Cristina Fernández de Kirchner acuñó hace unos años una frase maravillosa: “La Patria es el otro”. Con minúscula, porque el Otro con mayúscula remite a Lacan, y ahí deberíamos entrar en otras consideraciones. El otro remite al sujeto y no necesariamente incluye la dimensión grupal, ni obviamente lo colectivo. Puede que el otro sea meramente un individuo, a la sombra del narcisismo actual.

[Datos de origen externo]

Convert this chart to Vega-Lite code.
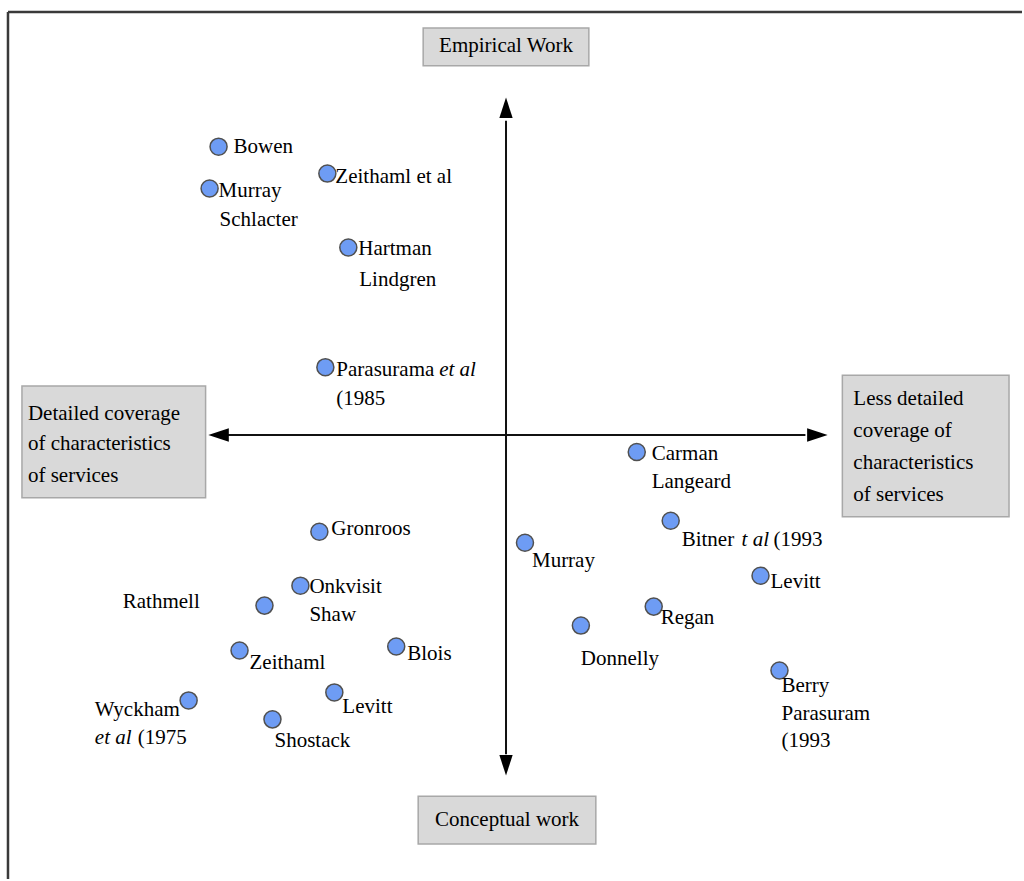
{
  "$schema": "https://vega.github.io/schema/vega-lite/v6.json",
  "width": 1024,
  "height": 881,
  "autosize": {"type": "fit", "contains": "padding"},
  "padding": 0,
  "background": "white",
  "config": {"view": {"stroke": null}},
  "datasets": {
    "frame": [
      {"x": -49.9, "y": 42.4, "x2": 51.7, "y2": 42.4},
      {"x": -49.9, "y": 42.4, "x2": -49.9, "y2": -44.5}
    ],
    "axes": [
      {"x": -28.0, "y": 0, "x2": 30.0, "y2": 0},
      {"x": 0, "y": 31.5, "x2": 0, "y2": -32.0}
    ],
    "heads": [
      {"x": 0, "y": 32.8, "dir": "up"},
      {"x": 0, "y": -33.1, "dir": "down"},
      {"x": -28.8, "y": 0, "dir": "left"},
      {"x": 31.2, "y": 0, "dir": "right"}
    ],
    "boxes": [
      {"x": -8.3, "x2": 8.3, "y": 40.8, "y2": 37.0},
      {"x": -8.8, "x2": 9.0, "y": -36.2, "y2": -41.0},
      {"x": -48.5, "x2": -30.1, "y": 4.9, "y2": -6.3},
      {"x": 33.7, "x2": 50.4, "y": 6.0, "y2": -8.2}
    ],
    "boxtext": [
      {"t": "Empirical Work", "x": 0.0, "y": 39.0, "c": true},
      {"t": "Conceptual work", "x": 0.1, "y": -38.6, "c": true},
      {"t": "Detailed coverage", "x": -47.9, "y": 2.1, "c": false},
      {"t": "of characteristics", "x": -47.9, "y": -0.9, "c": false},
      {"t": "of services", "x": -47.9, "y": -4.1, "c": false},
      {"t": "Less detailed", "x": 34.8, "y": 3.6, "c": false},
      {"t": "coverage of", "x": 34.8, "y": 0.4, "c": false},
      {"t": "characteristics", "x": 34.8, "y": -2.8, "c": false},
      {"t": "of services", "x": 34.8, "y": -6.0, "c": false}
    ],
    "points": [
      {"name": "Bowen", "x": -28.8, "y": 28.9},
      {"name": "Murray Schlacter", "x": -29.7, "y": 24.7},
      {"name": "Zeithaml et al", "x": -17.9, "y": 26.2},
      {"name": "Hartman Lindgren", "x": -15.8, "y": 18.8},
      {"name": "Parasurama et al (1985", "x": -18.1, "y": 6.8},
      {"name": "Carman Langeard", "x": 13.1, "y": -1.7},
      {"name": "Bitner t al (1993", "x": 16.5, "y": -8.6},
      {"name": "Levitt", "x": 25.5, "y": -14.1},
      {"name": "Murray", "x": 1.9, "y": -10.8},
      {"name": "Regan", "x": 14.8, "y": -17.2},
      {"name": "Donnelly", "x": 7.5, "y": -19.1},
      {"name": "Berry Parasuram (1993", "x": 27.4, "y": -23.6},
      {"name": "Gronroos", "x": -18.7, "y": -9.7},
      {"name": "Onkvisit Shaw", "x": -20.6, "y": -15.1},
      {"name": "Rathmell", "x": -24.2, "y": -17.1},
      {"name": "Zeithaml", "x": -26.7, "y": -21.6},
      {"name": "Blois", "x": -11.0, "y": -21.2},
      {"name": "Levitt (left)", "x": -17.2, "y": -25.8},
      {"name": "Wyckham et al (1975", "x": -31.8, "y": -26.6},
      {"name": "Shostack", "x": -23.4, "y": -28.5}
    ],
    "labels": [
      {"t": "Bowen", "x": -27.3, "y": 28.9, "it": false},
      {"t": "Murray", "x": -28.8, "y": 24.5, "it": false},
      {"t": "Schlacter", "x": -28.7, "y": 21.6, "it": false},
      {"t": "Zeithaml et al", "x": -17.1, "y": 25.9, "it": false},
      {"t": "Hartman", "x": -14.8, "y": 18.6, "it": false},
      {"t": "Lindgren", "x": -14.7, "y": 15.5, "it": false},
      {"t": "Parasurama", "x": -17.0, "y": 6.5, "it": false},
      {"t": "et al", "x": -6.7, "y": 6.5, "it": true},
      {"t": "(1985", "x": -17.0, "y": 3.6, "it": false},
      {"t": "Carman", "x": 14.6, "y": -1.9, "it": false},
      {"t": "Langeard", "x": 14.6, "y": -4.7, "it": false},
      {"t": "Bitner", "x": 17.6, "y": -10.5, "it": false},
      {"t": "t al", "x": 23.6, "y": -10.5, "it": true},
      {"t": "(1993", "x": 26.8, "y": -10.5, "it": false},
      {"t": "Levitt", "x": 26.5, "y": -14.7, "it": false},
      {"t": "Murray", "x": 2.6, "y": -12.6, "it": false},
      {"t": "Regan", "x": 15.5, "y": -18.3, "it": false},
      {"t": "Donnelly", "x": 7.5, "y": -22.4, "it": false},
      {"t": "Berry", "x": 27.6, "y": -25.2, "it": false},
      {"t": "Parasuram", "x": 27.6, "y": -28.0, "it": false},
      {"t": "(1993", "x": 27.6, "y": -30.7, "it": false},
      {"t": "Gronroos", "x": -17.5, "y": -9.4, "it": false},
      {"t": "Onkvisit", "x": -19.7, "y": -15.2, "it": false},
      {"t": "Shaw", "x": -19.7, "y": -18.0, "it": false},
      {"t": "Rathmell", "x": -38.4, "y": -16.7, "it": false},
      {"t": "Zeithaml", "x": -25.7, "y": -22.9, "it": false},
      {"t": "Blois", "x": -9.9, "y": -21.9, "it": false},
      {"t": "Levitt", "x": -16.4, "y": -27.3, "it": false},
      {"t": "Wyckham", "x": -41.2, "y": -27.6, "it": false},
      {"t": "et al", "x": -41.2, "y": -30.4, "it": true},
      {"t": "(1975", "x": -36.9, "y": -30.4, "it": false},
      {"t": "Shostack", "x": -23.2, "y": -30.7, "it": false}
    ]
  },
  "layer": [
    {
      "data": {"name": "frame"},
      "mark": {"type": "rule", "color": "#3a3a3a", "strokeWidth": 2.5},
      "encoding": {
        "x": {"field": "x", "type": "quantitative", "scale": {"domain": [-50.7, 51.7], "nice": false, "zero": false}, "axis": null},
        "y": {"field": "y", "type": "quantitative", "scale": {"domain": [-44.5, 43.6], "nice": false, "zero": false}, "axis": null},
        "x2": {"field": "x2"},
        "y2": {"field": "y2"}
      }
    },
    {
      "data": {"name": "boxes"},
      "mark": {"type": "rect", "fill": "#d9d9d9", "stroke": "#a8a8a8", "strokeWidth": 1.5},
      "encoding": {
        "x": {"field": "x", "type": "quantitative", "scale": {"domain": [-50.7, 51.7], "nice": false, "zero": false}, "axis": null},
        "y": {"field": "y", "type": "quantitative", "scale": {"domain": [-44.5, 43.6], "nice": false, "zero": false}, "axis": null},
        "x2": {"field": "x2"},
        "y2": {"field": "y2"}
      }
    },
    {
      "data": {"name": "axes"},
      "mark": {"type": "rule", "color": "#111111", "strokeWidth": 2},
      "encoding": {
        "x": {"field": "x", "type": "quantitative", "scale": {"domain": [-50.7, 51.7], "nice": false, "zero": false}, "axis": null},
        "y": {"field": "y", "type": "quantitative", "scale": {"domain": [-44.5, 43.6], "nice": false, "zero": false}, "axis": null},
        "x2": {"field": "x2"},
        "y2": {"field": "y2"}
      }
    },
    {
      "data": {"name": "heads"},
      "mark": {"type": "point", "filled": true, "color": "#000000", "opacity": 1, "size": 420},
      "encoding": {
        "x": {"field": "x", "type": "quantitative", "scale": {"domain": [-50.7, 51.7], "nice": false, "zero": false}, "axis": null},
        "y": {"field": "y", "type": "quantitative", "scale": {"domain": [-44.5, 43.6], "nice": false, "zero": false}, "axis": null},
        "shape": {"field": "dir", "type": "nominal", "legend": null, "scale": {"domain": ["up", "right", "down", "left"], "range": ["M0,-1L0.65,1L-0.65,1Z", "M1,0L-1,0.65L-1,-0.65Z", "M0,1L0.65,-1L-0.65,-1Z", "M-1,0L1,0.65L1,-0.65Z"]}}
      }
    },
    {
      "data": {"name": "boxtext"},
      "transform": [{"filter": "datum.c"}],
      "mark": {"type": "text", "font": "Liberation Serif", "fontSize": 21, "color": "#000000", "align": "center", "baseline": "middle"},
      "encoding": {
        "x": {"field": "x", "type": "quantitative", "scale": {"domain": [-50.7, 51.7], "nice": false, "zero": false}, "axis": null},
        "y": {"field": "y", "type": "quantitative", "scale": {"domain": [-44.5, 43.6], "nice": false, "zero": false}, "axis": null},
        "text": {"field": "t"}
      }
    },
    {
      "data": {"name": "boxtext"},
      "transform": [{"filter": "!datum.c"}],
      "mark": {"type": "text", "font": "Liberation Serif", "fontSize": 21, "color": "#000000", "align": "left", "baseline": "middle"},
      "encoding": {
        "x": {"field": "x", "type": "quantitative", "scale": {"domain": [-50.7, 51.7], "nice": false, "zero": false}, "axis": null},
        "y": {"field": "y", "type": "quantitative", "scale": {"domain": [-44.5, 43.6], "nice": false, "zero": false}, "axis": null},
        "text": {"field": "t"}
      }
    },
    {
      "data": {"name": "points"},
      "mark": {"type": "point", "shape": "circle", "filled": true, "fill": "#6e9cf4", "stroke": "#505050", "strokeWidth": 1.5, "opacity": 1, "fillOpacity": 1, "size": 290},
      "encoding": {
        "x": {"field": "x", "type": "quantitative", "scale": {"domain": [-50.7, 51.7], "nice": false, "zero": false}, "axis": null},
        "y": {"field": "y", "type": "quantitative", "scale": {"domain": [-44.5, 43.6], "nice": false, "zero": false}, "axis": null}
      }
    },
    {
      "data": {"name": "labels"},
      "transform": [{"filter": "!datum.it"}],
      "mark": {"type": "text", "font": "Liberation Serif", "fontSize": 21, "color": "#000000", "align": "left", "baseline": "middle"},
      "encoding": {
        "x": {"field": "x", "type": "quantitative", "scale": {"domain": [-50.7, 51.7], "nice": false, "zero": false}, "axis": null},
        "y": {"field": "y", "type": "quantitative", "scale": {"domain": [-44.5, 43.6], "nice": false, "zero": false}, "axis": null},
        "text": {"field": "t"}
      }
    },
    {
      "data": {"name": "labels"},
      "transform": [{"filter": "datum.it"}],
      "mark": {"type": "text", "font": "Liberation Serif", "fontSize": 21, "fontStyle": "italic", "color": "#000000", "align": "left", "baseline": "middle"},
      "encoding": {
        "x": {"field": "x", "type": "quantitative", "scale": {"domain": [-50.7, 51.7], "nice": false, "zero": false}, "axis": null},
        "y": {"field": "y", "type": "quantitative", "scale": {"domain": [-44.5, 43.6], "nice": false, "zero": false}, "axis": null},
        "text": {"field": "t"}
      }
    }
  ]
}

Por estos días, a Juan Salvo todos le hacemos decir que nadie se salva solo. Pero la frase combinada con el sujeto que la enuncia esconde otra posible paradoja. Porque si solos no nos salvamos, podría pensarse que necesitamos a un héroe para poder ser salvados. La respuesta se orienta a que necesitaríamos muchos Salvos para que otros muchísimos sean salvados. Pero lo óptimo sería salvarnos sin necesitar a un héroe, y eso implicaría al menos que cada uno se convirtiera en Juan Salvo.
Quizás haya que ir un poco más allá del otro. Más allá de los liderazgos, más allá de las personas, más allá incluso de aquellos relatos a los cuales les es cómodo postular un héroe colectivo pero que no deja de ser “un” héroe individual, aunque se trate de un líder, sean Salvo, Néstor o la misma Cristina.
Quizás sea momento de postular que más que el otro, “la Patria es la comunidad”. Y que sería muy bueno que comprendamos que más que un héroe colectivo, en verdad se trata de que constituyamos de una vez por todas un colectivo heroico. A lo mejor, es lo que se está pariendo por estos días.